Every marriage requires the fruit of the womb for happiness to endure in such home;
“Her children arise up and call her blessed; her husband also, and he praiseth her” Proverbs 31:28 (KJV)
And the fruits (children) of the womb need to be train
“Train up a child in the way he should go: and when he is old, he will not depart from it” Proverbs 22:6 (KJV)
So that the result which comes will both crown honor and glory to the parent
“Thy wife shall be as a fruitful vine by the sides of thine house: thy children like olive plants round about thy table” Psalms 128:3 (KJV)
God has announced that only through good and enduring standards this will happen.

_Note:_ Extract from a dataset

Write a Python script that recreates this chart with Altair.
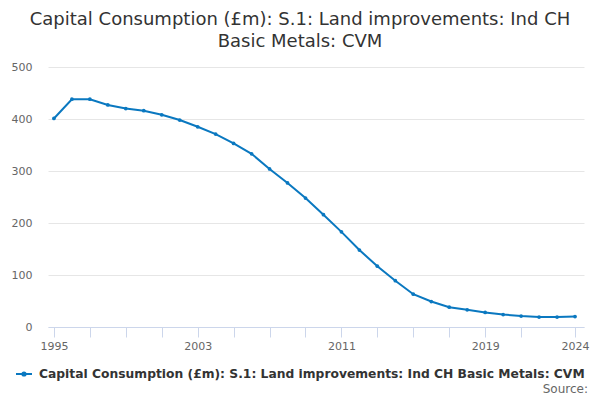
import altair as alt
import pandas as pd

years = list(range(1995, 2025))
values = [401, 438, 438, 427, 420, 416, 408, 398, 385, 371, 353, 333, 304, 277, 248, 216,
          183, 148, 117, 89, 63, 49, 38, 33, 28, 24, 21, 19, 19, 20]
series_name = "Capital Consumption (£m): S.1: Land improvements: Ind CH Basic Metals: CVM"
tick_years = [1995, 1997, 1999, 2001, 2003, 2005, 2007, 2009, 2011, 2013, 2015, 2017, 2019, 2021, 2024]
label_years = [1995, 2003, 2011, 2019, 2024]
y_ticks = [0, 100, 200, 300, 400, 500]
title_lines = ["Capital Consumption (£m): S.1: Land improvements: Ind CH", "Basic Metals: CVM"]
source_text = ["Source:"]

df = pd.DataFrame({"year": years, "value": values, "series": series_name})
src = pd.DataFrame({"t": source_text})

LINE_COLOR = "#0a78c0"
FONT = "DejaVu Sans"

label_expr = "(" + " || ".join("datum.value == %d" % y for y in label_years) + ") ? format(datum.value, 'd') : ''"

x = alt.X("year:Q",
          scale=alt.Scale(domain=[1994.67, 2024.5], nice=False, zero=False),
          axis=alt.Axis(title=None, values=tick_years, labelExpr=label_expr, grid=False,
                        domainColor="#ccd6eb", tickColor="#ccd6eb", tickSize=10,
                        labelColor="#666666", labelFontSize=11, labelFont=FONT,
                        labelPadding=3, labelFlush=False, labelOverlap=False))
y = alt.Y("value:Q",
          scale=alt.Scale(domain=[0, 500], nice=False),
          axis=alt.Axis(title=None, values=y_ticks, grid=True, gridColor="#e6e6e6",
                        domain=False, ticks=False, labelColor="#666666", labelFontSize=11,
                        labelFont=FONT, labelPadding=16))
color = alt.Color("series:N",
                  scale=alt.Scale(range=[LINE_COLOR]),
                  legend=alt.Legend(title=None, orient="none", legendX=-33, legendY=298,
                                    symbolType="M-1,0H1M-0.2,0A0.2,0.2 0 1,1 0.2,0A0.2,0.2 0 1,1 -0.2,0",
                                    symbolSize=256, symbolStrokeWidth=2, symbolStrokeColor=LINE_COLOR,
                                    labelFont=FONT, labelFontSize=12.3, labelFontWeight="bold",
                                    labelColor="#333333", labelLimit=1000, labelOffset=6))

line = alt.Chart(df).mark_line(strokeWidth=2).encode(x=x, y=y, color=color)
pts = alt.Chart(df).mark_point(filled=True, size=14, opacity=1, color=LINE_COLOR).encode(x=x, y=y)
source = alt.Chart(src).mark_text(align="right", baseline="middle", font=FONT, fontSize=12,
                                  color="#666666").encode(
    text="t:N", x=alt.value(540), y=alt.value(322))

chart = alt.layer(line, pts, source).properties(
    width=536, height=260,
    title=alt.TitleParams(text=title_lines, anchor="middle", font=FONT, fontSize=18,
                          fontWeight="normal", color="#333333", lineHeight=22, offset=10, dx=-16),
    autosize=alt.AutoSizeParams(type="none"),
    padding={"left": 40, "top": 59, "right": 8, "bottom": 72},
).configure_view(stroke=None)

chart.save("out.html", embed_options={"renderer": "svg", "actions": False})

The standards and principles are methods carefully appropriated by parent that can help a child to stand in the defense of his/her life against the defections of present and future living.

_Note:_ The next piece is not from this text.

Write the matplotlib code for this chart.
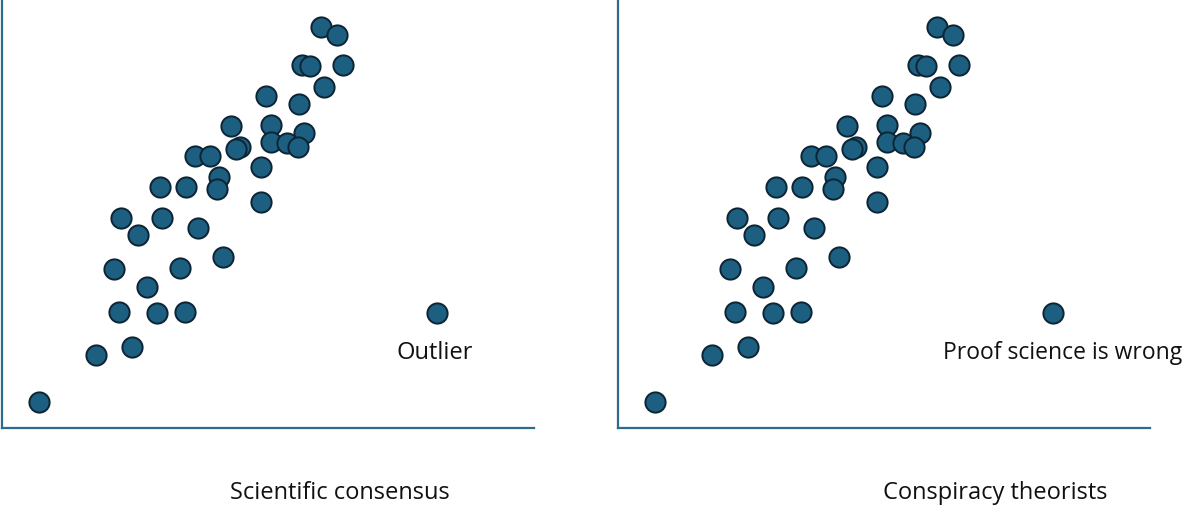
import matplotlib
matplotlib.use("Agg")
import matplotlib.pyplot as plt

# point positions, same cloud on both panels (0-100 units on each axis)
X_VALS = [7.04, 17.69, 24.56, 22.07, 29.26, 34.40, 27.38, 21.18, 33.52, 41.54,
          25.58, 22.44, 30.08, 36.96, 29.77, 34.65, 40.90, 40.53, 48.68, 36.34,
          39.15, 44.79, 43.98, 43.04, 48.68, 50.55, 50.55, 56.81, 53.67, 55.74,
          49.67, 55.87, 60.56, 56.38, 57.93, 64.08, 59.94, 63.06]
Y_VALS = [6.18, 17.15, 18.95, 27.26, 27.02, 27.26, 32.95, 37.22, 37.39, 40.09,
          45.16, 49.05, 49.05, 46.72, 56.29, 56.29, 58.76, 55.82, 52.93, 63.59,
          63.59, 65.62, 65.16, 70.60, 61.10, 70.76, 66.79, 69.03, 66.70, 65.76,
          77.60, 75.73, 79.77, 84.83, 84.67, 84.83, 93.77, 91.83]
OUTLIER = (81.78, 26.95)

PANELS = ["Scientific consensus", "Conspiracy theorists"]
OUTLIER_LABELS = ["Outlier", "Proof science is wrong"]

FILL = "#1c5f80"
EDGE = "#0c2433"
AXIS = "#2d6c8a"

plt.rcParams["font.family"] = ["Open Sans", "DejaVu Sans"]

fig = plt.figure(figsize=(12, 5.24), dpi=100)

lefts = [0.00125, 0.5146]
label_x = [74.1, 61.1]
caption_x = [0.635, 0.709]
label_size = [17, 16.5]

for i, left in enumerate(lefts):
    ax = fig.add_axes([left, 0.1823, 0.44375, 0.8177])
    ax.set_xlim(0, 100)
    ax.set_ylim(0, 100)
    ax.scatter(X_VALS + [OUTLIER[0]], Y_VALS + [OUTLIER[1]], s=212,
               color=FILL, edgecolors=EDGE, linewidths=1.4, zorder=3, clip_on=False)
    ax.spines["top"].set_visible(False)
    ax.spines["right"].set_visible(False)
    for side in ("left", "bottom"):
        ax.spines[side].set_color(AXIS)
        ax.spines[side].set_linewidth(1.6)
    ax.set_xticks([])
    ax.set_yticks([])
    ax.text(label_x[i], 17.6, OUTLIER_LABELS[i], ha="left", va="center",
            fontsize=label_size[i], color="#111111")
    ax.text(caption_x[i], -0.1505, PANELS[i], transform=ax.transAxes,
            ha="center", va="center", fontsize=17, color="#111111")

fig.savefig("out.png", dpi=100)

I have heard a lot of Moms and Dads talk about knowing the best scientific means of child training and I wonder what this mean. If any scientific mean ever available, then it should be you being the scientific means to training your own child the way you want it so that you do not blame another over the result you will get. For as much as I know, science is an art and art is the science of life. God has created you to be the art through which the science of your child’s life could be streamline.
Parenting can be a tedious task yet, not however difficult. God will not give you a responsibility that is beyond your ability. Child training evolves around the dos and don’t as nature is admissibly irrevocable. You can switch behavior if you feel you are out of order but can really have difficulty in breaking nature after it is formed.
IMPORTANT DEMANDS FOR CHILD TRAINING
1. God Almighty- The book of Proverbs 16:3 tells us to “Commit thy works unto the LORD, and thy thoughts shall be established”
2. You and your time
3. Your steadfastness
WHAT YOU SHOULD GUARD AGAINST
There are certain things you will need to guard against as a trainer, knowing how receptive children are. Do not say they get change when they grow to adulthood for what is build from that tender age is always difficult to part with. Therefore, guard against;
1. Unhealthy and corrupt communications
2. Impolite behavior
3. Your tongue
4. Impatience in their presence
5. Don’t be let out of action in their presence
WHAT YOU SHOULD TEACH THEM
1. Positive communication
2. Discipline
3. Patience and temperance
4. Comportment and stability
5. Endeavor to solve their problem
6. Wise use of the time
7. Lead them to the Lord
8. Teach them to show appreciation, love through words and deeds
If you must live and enjoy the labor of your hand through your fruits then you must be ready to build and tend them from day one and not necessarily wait until they have develop itching ears that can no longer endure sound advice. Know that children are fertile land and very receptive in nature and the kind of seed you sow in them can easily grow. Therefore, sow in your children good seed so that you may enjoy good harvest tomorrow.